Con l'ordinanza n. 21657 del 5 settembre 2018 la Suprema Corte di Cassazione è tornata sulla questione delle conseguenze derivanti dalla notifica di una sentenza presso la cancelleria del Tribunale ove il destinatario ha eletto il domicilio.
Il caso: Il Tribunale dichiarava inammissibile, perché tardivo, l'appello proposto dall'Automobil Club d'Italia ACI avverso la sentenza con cui il Giudice di Pace lo aveva condannato a restituire a L.M. la somma di € 154,84, per indebito pagamento di una tassa automobilistica, oltre interessi e spese.

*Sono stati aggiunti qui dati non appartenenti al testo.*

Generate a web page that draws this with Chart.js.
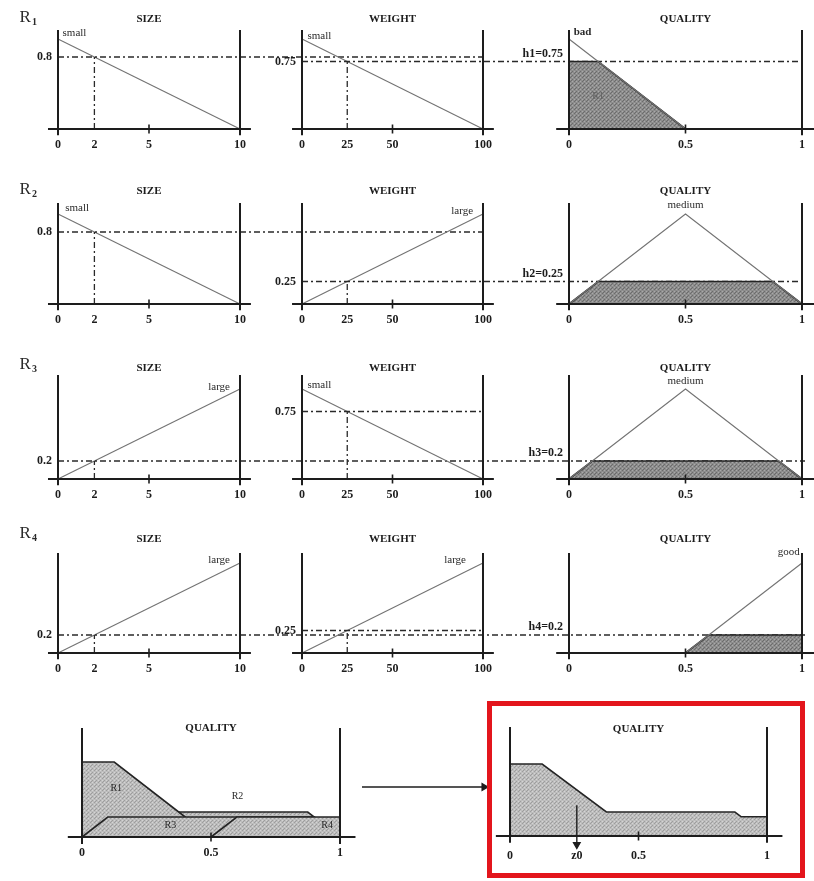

L'ACI ricorre in Cassazione, che decide per l'inammissibilità del ricorso osservando quanto segue:
l’odierno ricorrente è stato rappresentato nel giudizio d’appello, anche disgiuntamente, dagli Avvocati Luca M., Francesco G. ed Aureliana P, giusta procura generale alle liti ha eletto domicilio presso la sede dell’Avvocatura Generale dell’ACI in Roma, ed ha dato facoltà ai difensori nominati di eleggere domicilio anche in altri luoghi;
di tale facoltà si sono avvalsi i difensori che hanno eletto domicilio presso la cancelleria del tribunale adito, indicando "comunicazioni all’indirizzo avvocatura aci.it";
la sentenza d’appello, munita della formula esecutiva, è stata notificata il 13.3.2014 all’ACI in persona del legale rappresentante pro tempore, e per esso al procuratore costituito presso cui elegge domicilio Avv. Aureliana P., elettivamente domiciliata presso la cancelleria del Tribunale di Trani e la consegna è stata effettuata a mani del funzionario addetto;
il ricorso, consegnato in data 23.9.2014, per la spedizione ai sensi della L. n. 53 del 1994 è, dunque, tardivo, dovendo trovare applicazione il termine breve di cui all’art. 326 c.p.c.;
non rileva peraltro che la sentenza notificata il 13.3.2014 fosse munita di formula esecutiva, in quanto la notifica, effettuata nel domicilio eletto presso il difensore, id est in modo equivalente a quella attuata ex artt. 170 e 285 c.p.c. nei confronti del procuratore costituito della parte, è, appunto, idonea a far decorrere il termine di sessanta giorni per proporre ricorso per cassazione di cui all’art. 325, co 2, c.p.c.